**REQUIREMENT**
What is the number of lines holding the word "matplotlib"? Give that number alone.

**DATA SHOWN**
++++++++++++++++++++

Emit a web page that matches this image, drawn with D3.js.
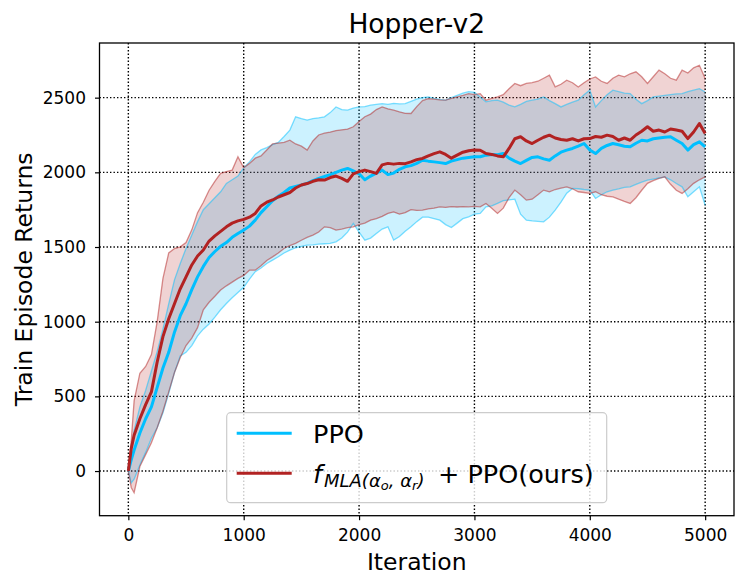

++++++++++++++++++++

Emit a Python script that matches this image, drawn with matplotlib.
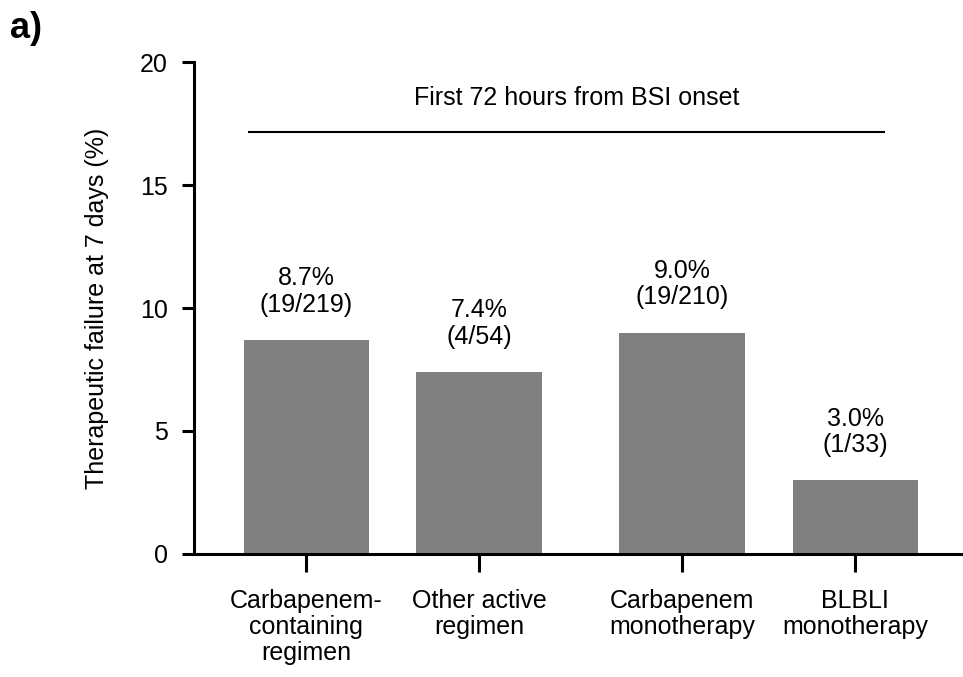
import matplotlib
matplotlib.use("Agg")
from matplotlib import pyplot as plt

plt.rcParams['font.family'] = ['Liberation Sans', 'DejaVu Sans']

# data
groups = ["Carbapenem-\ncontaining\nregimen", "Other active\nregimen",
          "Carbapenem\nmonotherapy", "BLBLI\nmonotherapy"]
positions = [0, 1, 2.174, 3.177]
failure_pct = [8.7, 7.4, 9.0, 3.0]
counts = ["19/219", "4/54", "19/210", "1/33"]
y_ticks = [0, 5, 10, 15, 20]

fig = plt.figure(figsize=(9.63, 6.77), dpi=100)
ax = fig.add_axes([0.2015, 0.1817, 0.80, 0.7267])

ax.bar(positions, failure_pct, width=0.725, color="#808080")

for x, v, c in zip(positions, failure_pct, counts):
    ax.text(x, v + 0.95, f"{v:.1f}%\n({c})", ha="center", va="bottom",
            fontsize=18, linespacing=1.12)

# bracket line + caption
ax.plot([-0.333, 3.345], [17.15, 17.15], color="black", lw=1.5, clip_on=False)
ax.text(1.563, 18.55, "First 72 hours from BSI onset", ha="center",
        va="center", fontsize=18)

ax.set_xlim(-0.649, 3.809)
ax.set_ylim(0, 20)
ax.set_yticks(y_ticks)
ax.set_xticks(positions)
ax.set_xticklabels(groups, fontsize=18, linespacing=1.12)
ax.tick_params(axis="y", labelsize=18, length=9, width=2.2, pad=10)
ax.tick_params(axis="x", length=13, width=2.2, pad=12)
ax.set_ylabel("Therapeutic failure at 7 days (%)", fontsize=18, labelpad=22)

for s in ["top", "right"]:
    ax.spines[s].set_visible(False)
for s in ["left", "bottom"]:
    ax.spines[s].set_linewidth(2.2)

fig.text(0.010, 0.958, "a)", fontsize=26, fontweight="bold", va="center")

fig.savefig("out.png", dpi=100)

++++++++++++++++++++

**THE OUTPUT**
4